Remember, Republicans had a lot of incumbents in 2012 because they flipped 63 House seats in 2010 to take control the House — before that decade’s round of redistricting.
A third assumption is that to the extent that gerrymanders work as intended, the impact is long-lasting. But our experience of the past decade calls that into question.
The 2012 election was christened “The Great Gerrymander” by Sam Wang of the Princeton Election Consortium in a New York Times op-ed. He identified 10 states where a political party won more House seats than if the state had district lines that were “not contorted to protect a political party or an incumbent.” Seven of those states had district lines drawn by Republicans — Florida, Michigan, North Carolina, Ohio, Pennsylvania, Virginia and Wisconsin. An eighth, Texas, had lines drawn by Republicans and the federal courts.
How did those lines hold up? As noted above, courts recently forced Pennsylvania and North Carolina to redraw those lines. Today, Pennsylvania has an evenly divided House delegation that is reflective of the House popular vote. North Carolina still has a Republican skew; eight of the 13 seats are Republican while the popular vote was roughly even.
Ohio as well retains a big Republican skew, grabbing 75% of the state’s 16 seats with 56.5% of the vote.
Smaller Republican skews can be found in Florida (59.3% of the seats, 52.3% of the vote) Texas (63.9% of the seats, 53.4% of the vote), and Wisconsin (62.5% of the seats, 51.4% of the vote.) But in 2010, before redistricting, the Republican seat share/vote share disparity in Florida was more than double the size of today. The skews in Texas and Wisconsin were slightly wider yet roughly similar to today; also, the partisan composition of the Texas delegation is slightly more Democratic than 10 years ago, with no change in the Wisconsin delegation.
And Republican-drawn lines did not protect their House delegation majorities in Michigan and Virginia. In Michigan after 2010, Republicans flipped control of the delegation and held nine of 15 seats. Michigan lost a seat in redistricting, and Republicans held nine of 14 seats after 2012. But Democrats picked off two seats in 2018 and held them in 2020, evening out the delegation.
In Virginia after 2010, Republicans also flipped control of the delegation, claiming eight of 11 seats. That held until 2016, when Democrats picked up a seat after a court ruling forced a redraw of one racially gerrymandered district. Then in 2018, Democrats flipped three seats and took control of the delegation, retaining it in 2020. Most notably, in 2020, Virginia Democrats won 63.6% of the seats with only 52% of the vote.
Of course specific gerrymanders can work for one political party and undoing them can help the other; the examples of court-ordered redraws cited above prove that. But lines drawn in one year can’t anticipate demographic shifts and reversed political winds in future years. They may end up as just the proverbial finger in the dyke.

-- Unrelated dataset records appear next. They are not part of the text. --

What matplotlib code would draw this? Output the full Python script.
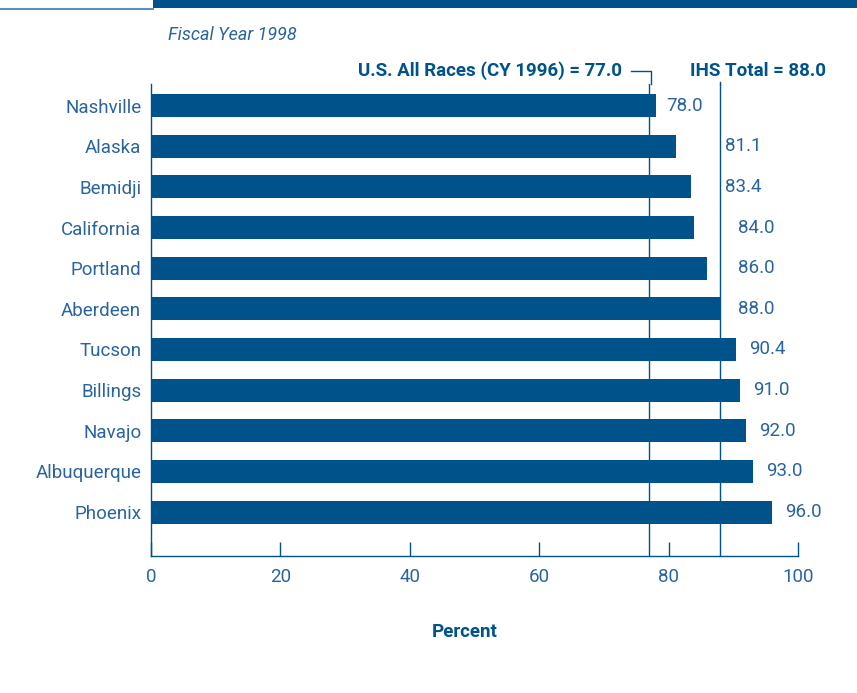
import matplotlib.pyplot as plt
from matplotlib.lines import Line2D
from matplotlib.patches import Rectangle

areas = ["Nashville", "Alaska", "Bemidji", "California", "Portland", "Aberdeen",
         "Tucson", "Billings", "Navajo", "Albuquerque", "Phoenix"]
values = [78.0, 81.1, 83.4, 84.0, 86.0, 88.0, 90.4, 91.0, 92.0, 93.0, 96.0]
us_all = 77.0
ihs_total = 88.0
xticks = [0, 20, 40, 60, 80, 100]

dark = "#00528a"
mid = "#2a64a0"
light = "#5a8fc0"

plt.rcParams['font.family'] = ['Roboto', 'DejaVu Sans']

fig = plt.figure(figsize=(8.57, 6.93), dpi=100)
ax = fig.add_axes([151/857, 1 - 556/693, 647/857, 472/693])

ypos = list(range(len(areas)))
ax.barh(ypos, values, height=0.57, color=dark, zorder=2)
ax.set_ylim(11.08, -0.53)
ax.set_xlim(0, 100)

# reference lines
ax.axvline(us_all, color=dark, lw=1, zorder=1)
ax.axvline(ihs_total, color=dark, lw=1, zorder=1)

# value labels; ones near the IHS line get pushed to its right
for i, v in enumerate(values):
    if v <= 78:
        x = v + 1.7
    elif v < 84:
        x = ihs_total + 0.7
    elif v <= ihs_total:
        x = ihs_total + 2.8
    else:
        x = v + 2.0
    ax.text(x, i, f"{v:.1f}", va="center", ha="left", fontsize=13.5, color=mid)

ax.set_yticks(ypos)
ax.set_yticklabels(areas, fontsize=13.5, color=mid)
ax.set_xticks(xticks)
ax.set_xticklabels([str(t) for t in xticks], fontsize=13.5, color=mid)
ax.tick_params(axis="y", length=0, pad=7)
ax.tick_params(axis="x", direction="in", length=10, width=1, color=dark, pad=9)
for s in ["top", "right"]:
    ax.spines[s].set_visible(False)
for s in ["left", "bottom"]:
    ax.spines[s].set_color(dark)
    ax.spines[s].set_linewidth(1)

ax.set_xlabel("Percent", fontsize=13.5, fontweight="bold", color=dark)
ax.xaxis.set_label_coords(314/647, -67/472)

# header labels for reference lines
fig.text(622/857, 1 - 71/693, "U.S. All Races (CY 1996) = 77.0", ha="right", va="center",
         fontsize=13.5, fontweight="bold", color=dark)
fig.text(690/857, 1 - 71/693, "IHS Total = 88.0", ha="left", va="center",
         fontsize=13.5, fontweight="bold", color=dark)
fig.add_artist(Line2D([631/857, 651/857, 651/857], [1 - 71/693, 1 - 71/693, 1 - 84/693],
                      color=dark, lw=1))
fig.add_artist(Line2D([720/857, 720/857], [1 - 82/693, 1 - 84/693], color=dark, lw=1))

fig.text(168/857, 1 - 35/693, "Fiscal Year 1998", ha="left", va="center",
         fontsize=13, style="italic", color=mid)

# top decoration
fig.add_artist(Rectangle((153/857, 1 - 8/693), 1 - 153/857, 8/693,
                         transform=fig.transFigure, color=dark, lw=0))
fig.add_artist(Line2D([0, 153/857], [1 - 8.5/693, 1 - 8.5/693], color=light, lw=1.5))

fig.savefig("out.png", dpi=100)
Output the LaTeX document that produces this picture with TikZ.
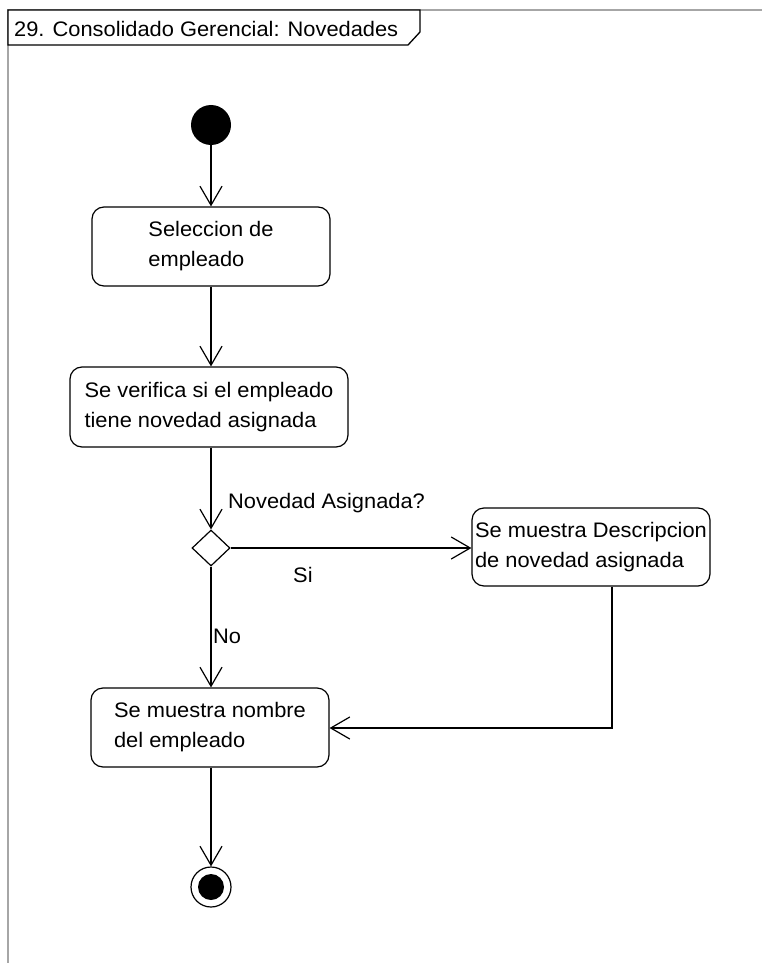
\documentclass[tikz,border=0pt]{standalone}
\usepackage{fontspec}
\setmainfont{Liberation Sans}[FakeStretch=1.04]
\usetikzlibrary{arrows.meta,shapes.geometric}
\begin{document}
\begin{tikzpicture}[x=1pt,y=-1pt,
  txt/.style={font=\fontsize{21}{30}\selectfont},
  actbox/.style={draw,rounded corners=12pt,line width=1.2pt,inner sep=0pt,align=left,txt},
  arr/.style={line width=1.2pt,-{Straight Barb[length=19pt,width=22pt,line width=1.2pt]}},
  lbl/.style={anchor=base west,inner sep=0pt,txt}]
\useasboundingbox (0,0) rectangle (762,963);
% frame
\draw[gray!70,line width=1.5pt] (762,10) -- (8,10) -- (8,963);
\draw[line width=1.3pt,fill=white] (8,10) -- (420,10) -- (420,32) -- (408,45) -- (8,45) -- cycle;
\node[lbl] (title) at (14,37) {29. Consolidado Gerencial: Novedades};
% nodes
\node[circle,fill,minimum size=40pt,inner sep=0pt] (init) at (211,125) {};
\node[actbox,minimum width=238pt,minimum height=79pt] (b1) at (211,246.5) {Seleccion de\\empleado};
\node[actbox,minimum width=278pt,minimum height=80pt] (b2) at (209,407) {Se verifica si el empleado\\tiene novedad asignada};
\node[diamond,draw,line width=1.2pt,minimum width=38pt,minimum height=36pt,inner sep=0pt] (dec) at (211,548) {};
\node[actbox,minimum width=238pt,minimum height=78pt] (b3) at (591,547) {Se muestra Descripcion\\de novedad asignada};
\node[actbox,minimum width=238pt,minimum height=79pt] (b4) at (210,727.5) {Se muestra nombre\\del empleado};
\node[circle,draw,line width=1.2pt,minimum size=40pt,inner sep=0pt] (fin) at (211,887) {};
\node[circle,fill,minimum size=26pt,inner sep=0pt] (finin) at (fin.center) {};
\coordinate (bend) at (612,728);
% labels
\node[lbl] (lq) at (228,508) {Novedad Asignada?};
\node[lbl] (lsi) at (293,582) {Si};
\node[lbl] (lno) at (213,643) {No};
% connectors
\draw[arr] (init) -- (b1.north -| init);
\draw[arr] (b1.south -| init) -- (b2.north -| init);
\draw[arr] (b2.south -| dec) -- (dec.north);
\draw[arr] (dec.east) -- (b3.west |- dec.east);
\draw[arr] (dec.south) -- (b4.north -| dec);
\draw[arr] (b3.south -| bend) -- (bend) -- (b4.east |- bend);
\draw[arr] (b4.south -| fin) -- (fin.north);
\end{tikzpicture}
\end{document}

Having said that, Republicans may well be poised for a significant short-term gain in 2022. RealClearPolitics’ Sean Trende estimated that with only modest gerrymandering, combined with expected changes in the size of state congressional delegations following the census, Republicans could net a gain of six House seats. This sends Democrats in a panic, since Republicans only need five to win back the chamber.

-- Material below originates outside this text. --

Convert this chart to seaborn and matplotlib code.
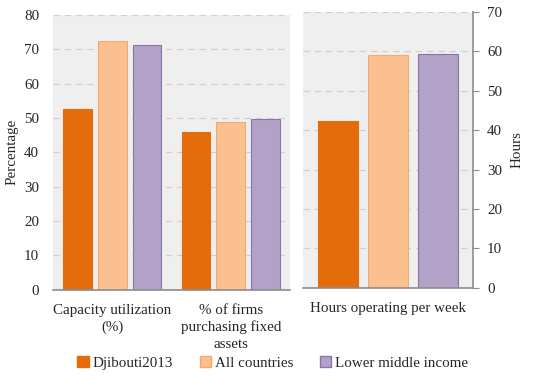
import matplotlib as mpl
import matplotlib.pyplot as plt
import seaborn as sns
import pandas as pd
from matplotlib.patches import Patch

# Values
series = ["Djibouti2013", "All countries", "Lower middle income"]
left_labels = ["Capacity utilization\n(%)", "% of firms\npurchasing fixed\nassets"]
capacity_util = [52.7, 72.3, 71.3]
firms_fixed_assets = [45.8, 48.9, 49.6]
right_labels = ["Hours operating per week"]
hours_per_week = [42.4, 59.1, 59.4]

fill_colors = ["#E46C0A", "#FAC090", "#B3A2C7"]
edge_colors = ["#E46C0A", "#F5A96E", "#8A72AA"]

left_df = pd.DataFrame({
    "indicator": [left_labels[0]] * 3 + [left_labels[1]] * 3,
    "group": series * 2,
    "value": capacity_util + firms_fixed_assets,
})
right_df = pd.DataFrame({
    "indicator": right_labels * 3,
    "group": series,
    "value": hours_per_week,
})

sns.set_style("white")
plt.rcParams["font.family"] = ["Liberation Serif", "DejaVu Serif"]
plt.rcParams["font.size"] = 10.5

fig = plt.figure(figsize=(5.4, 3.88), dpi=100)
ax1 = fig.add_axes([0.098, 0.253, 0.439, 0.709])
ax2 = fig.add_axes([0.561, 0.258, 0.315, 0.711])

grid_color = "#d8cccc"
spine_color = "#8c8c8c"


def style_bars(ax):
    for cont, fc, ec in zip(ax.containers, fill_colors, edge_colors):
        for bar in cont:
            bar.set_facecolor(fc)
            bar.set_edgecolor(ec)
            bar.set_linewidth(0.8)


sns.barplot(data=left_df, x="indicator", y="value", hue="group",
            hue_order=series, palette=fill_colors, width=0.88, gap=0.17,
            legend=False, ax=ax1)
sns.barplot(data=right_df, x="indicator", y="value", hue="group",
            hue_order=series, palette=fill_colors, width=0.88, gap=0.2,
            legend=False, ax=ax2)

for ax, top in [(ax1, 80), (ax2, 70)]:
    style_bars(ax)
    ax.set_facecolor("#efefef")
    ax.set_ylim(0, top)
    ax.set_yticks(range(0, top + 1, 10))
    ax.yaxis.grid(True, linestyle=(0, (5, 4)), color=grid_color, linewidth=0.9)
    ax.set_axisbelow(True)
    ax.set_xlabel("")
    for s in ["top", "left", "right"]:
        ax.spines[s].set_visible(False)
    ax.spines["bottom"].set_color(spine_color)
    ax.spines["bottom"].set_linewidth(1.2)
    ax.tick_params(axis="x", length=0, pad=10, labelsize=10.8)
    ax.tick_params(axis="y", labelsize=10.8)
    for lbl in ax.get_xticklabels():
        lbl.set_linespacing(1.35)

ax1.set_xlim(-0.5, 1.5)
ax1.set_ylabel("Percentage", fontsize=10.8)
ax1.tick_params(axis="y", length=0, pad=10)

ax2.set_xlim(-0.5, 0.5)
ax2.yaxis.tick_right()
ax2.yaxis.set_label_position("right")
ax2.spines["right"].set_visible(True)
ax2.spines["right"].set_color(spine_color)
ax2.spines["right"].set_linewidth(1.2)
ax2.tick_params(axis="y", length=4, color=spine_color, pad=6, direction="out")
ax2.set_ylabel("Hours", fontsize=10.8, labelpad=6)

handles = [Patch(facecolor=fc, edgecolor=ec) for fc, ec in zip(fill_colors, edge_colors)]
fig.legend(handles, series, loc="center", bbox_to_anchor=(0.505, 0.065), ncol=3,
           frameon=False, handlelength=0.75, handleheight=0.75, handletextpad=0.25,
           columnspacing=1.8, fontsize=10.8)

fig.savefig("out.png", dpi=100)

Meanwhile, some Republican strategists are trying to lower expectations. The Washington Examiner’s David Drucker recently reported that the continued “bluing of formerly ruby-red suburbs” and “the uncertain outcome of expected Democratic legal challenges to new congressional maps” could blunt Republican gains from new lines.

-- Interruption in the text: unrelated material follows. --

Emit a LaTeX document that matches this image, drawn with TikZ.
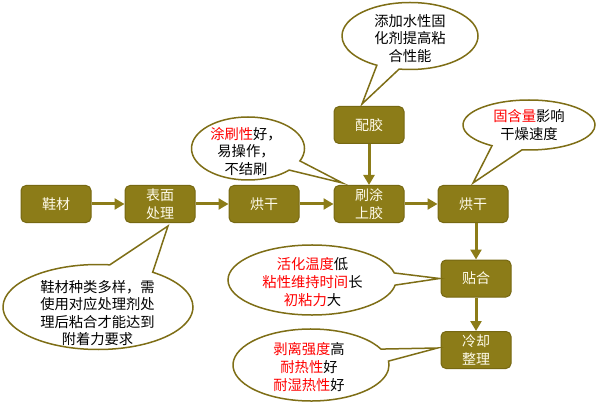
\documentclass[tikz,border=0pt]{standalone}
\usepackage{fontspec}
\setmainfont{Noto Sans CJK SC}
\usetikzlibrary{shapes.callouts,arrows.meta,calc}
\definecolor{boxolive}{RGB}{140,124,24}
\definecolor{boxedge}{RGB}{118,104,18}
\definecolor{bubbleedge}{RGB}{126,110,22}
\definecolor{boxtext}{RGB}{255,252,235}
\definecolor{hot}{RGB}{255,0,0}
\newcommand{\hl}[1]{\textcolor{hot}{#1}}
\tikzset{
  stepbox/.style={draw=boxedge, fill=boxolive, rounded corners=5pt, line width=1pt,
    minimum width=70pt, minimum height=37pt, inner sep=0pt, text=boxtext,
    font=\fontsize{14}{18}\selectfont, align=center},
  flow/.style={draw=boxolive, line width=3pt, -{Triangle[length=10pt,width=11pt]}},
  bubble/.style={ellipse callout, draw=bubbleedge, fill=white, line width=1.5pt,
    inner sep=0pt, callout pointer arc=20},
  btext/.style={inner sep=0pt, align=center, font=\fontsize{14.3}{17.6}\selectfont, text=black}
}
\begin{document}
\begin{tikzpicture}[x=1pt,y=-1pt]
\useasboundingbox (0,0) rectangle (596,403);
% process boxes
\node[stepbox] (b1) at (56,204) {鞋材};
\node[stepbox] (b2) at (160,204) {表面\\处理};
\node[stepbox] (b3) at (264,204) {烘干};
\node[stepbox] (b4) at (369,204) {刷涂\\上胶};
\node[stepbox] (b5) at (473,204) {烘干};
\node[stepbox] (b6) at (369,125) {配胶};
\node[stepbox] (b7) at (476,278.5) {贴合};
\node[stepbox] (b8) at (476,350) {冷却\\整理};
% arrows
\draw[flow] (b1.east) -- (b2.west);
\draw[flow] (b2.east) -- (b3.west);
\draw[flow] (b3.east) -- (b4.west);
\draw[flow] (b4.east) -- (b5.west);
\draw[flow] (b6.south) -- (b4.north);
\draw[flow] (b5.south -| b7.north) -- (b7.north);
\draw[flow] (b7.south) -- (b8.north);
% callouts
\coordinate (p1) at ($(b6.north)+(-7,-2)$);
\coordinate (p2) at ($(b4.north west)+(9,-2)$);
\coordinate (p3) at ($(b5.north)+(0,-2)$);
\coordinate (p4) at ($(b2.south)+(8,3)$);
\coordinate (p5) at ($(b7.west)+(-1,0)$);
\coordinate (p6) at ($(b8.west)+(-3,-2)$);
\node[bubble, minimum width=136pt, minimum height=67pt, callout absolute pointer={(p1)}] (c1) at (410,36) {};
\node[btext] (t1) at (410,38.5) {添加水性固\\化剂提高粘\\合性能};
\node[bubble, minimum width=113pt, minimum height=63pt, callout absolute pointer={(p2)}] (c2) at (248,148.5) {};
\node[btext] (t2) at (246,151.5) {\hl{涂刷性}好，\\易操作，\\不结刷};
\node[bubble, minimum width=132pt, minimum height=50pt, callout pointer arc=28, callout absolute pointer={(p3)}] (c3) at (529,125) {};
\node[btext] (t3) at (529,125) {\hl{固含量}影响\\干燥速度};
\node[bubble, minimum width=190pt, minimum height=85pt, callout pointer arc=28, callout absolute pointer={(p4)}] (c4) at (98,307) {};
\node[btext] (t4) at (97.5,313) {鞋材种类多样，需\\使用对应处理剂处\\理后粘合才能达到\\附着力要求};
\node[bubble, minimum width=168pt, minimum height=70pt, callout absolute pointer={(p5)}] (c5) at (312,280) {};
\node[btext] (t5) at (312.5,282) {\hl{活化温度}低\\\hl{粘性维持时间}长\\\hl{初粘力}大};
\node[bubble, minimum width=156pt, minimum height=72pt, callout absolute pointer={(p6)}] (c6) at (311,365) {};
\node[btext] (t6) at (309,367) {\hl{剥离强度}高\\\hl{耐热性}好\\\hl{耐湿热性}好};
\end{tikzpicture}
\end{document}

So, would a nationwide requirement for independent commissions, as proposed in the For the People Act, help Democrats? Maybe, so long as such commissions undid past aggressive Republican gerrymanders. But what if such commissions also sought to redraw lines that have produced partisan skews without aggressive gerrymanders?
For example, Democrats hold all the congressional seats in Massachusetts and Connecticut, all but one in Maryland, Nevada, and Oregon, and all but two in New Jersey. With the exception of Maryland, these are not considered gerrymandered states. And while they are mostly deep blue states, Democrats there are still enjoying a seat share/vote share discrepancy. Independent commissions could try to help Republicans overcome their inefficient blue-state distribution and gain more representation.
None of this is to say that independent commissions are a bad idea. But do Democrats have to move heaven, earth and the filibuster to impose them nationwide, or face obliteration in the House elections?
It’s probably a moot question; if Sens. Joe Manchin and Kyrsten Sinema continue to rule out eliminating the filibuster, Democrats won’t be passing their voting rights bill as is on a party-line vote.
Democrats need not fret. Gerrymandering never was the reason they lost the House in 2010, since that was before redistricting. A midterm election is inherently treacherous for the party in power, wherever the lines are drawn.
But if Democrats can retain their popularity in the suburbs with a good performance in office, and can successfully battle any particularly egregious gerrymandering in the state courthouses, they’ll do just fine.
Most importantly, if Democrats do lose in the House in 2022, they can still win it back in a subsequent election, as they did in 2018. Gerrymandering doesn’t last forever.